1. Linearity: $\langle a\mathbf{u} + b\mathbf{v}, \mathbf{w} \rangle = a\langle \mathbf{u}, \mathbf{w} \rangle + b\langle \mathbf{v}, \mathbf{w} \rangle$
2. Symmetry: $\langle \mathbf{u}, \mathbf{v} \rangle = \langle \mathbf{v}, \mathbf{u} \rangle$
3. Positive-definiteness: $\langle \mathbf{v}, \mathbf{v} \rangle \geq 0$, and $\langle \mathbf{v}, \mathbf{v} \rangle = 0$ if and only if $\mathbf{v} = \mathbf{0}$

The norm of a vector $\mathbf{v}$ in an inner product space is defined as $\|\mathbf{v}\| = \sqrt{\langle \mathbf{v}, \mathbf{v} \rangle}$.

Two vectors $\mathbf{u}$ and $\mathbf{v}$ are orthogonal if their inner product is zero, i.e., $\langle \mathbf{u}, \mathbf{v} \rangle = 0$.
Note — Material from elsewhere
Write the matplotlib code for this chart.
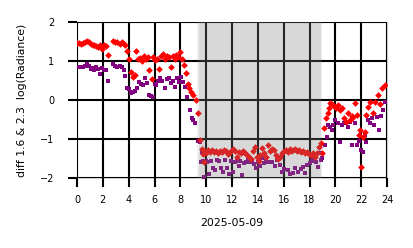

Orthogonal and Orthonormal Bases

An orthogonal basis of a vector space $V$ is a basis consisting of pairwise orthogonal vectors. An orthonormal basis is an orthogonal basis in which each vector has unit norm.

Gram-Schmidt Orthogonalization Process in Inner Product Spaces

The Gram-Schmidt process is a method used to construct an orthogonal (or orthonormal) basis for a given set of linearly independent vectors in an inner product space. Given a set of vectors $\{\mathbf{v}_1, \mathbf{v}_2, \ldots, \mathbf{v}_n\}$, the process constructs an orthogonal (or orthonormal) set $\{\mathbf{u}_1, \mathbf{u}_2, \ldots, \mathbf{u}_n\}$ such that each $\mathbf{u}_i$ is orthogonal (or orthonormal) to all preceding vectors and has the same span as $\mathbf{v}_i$.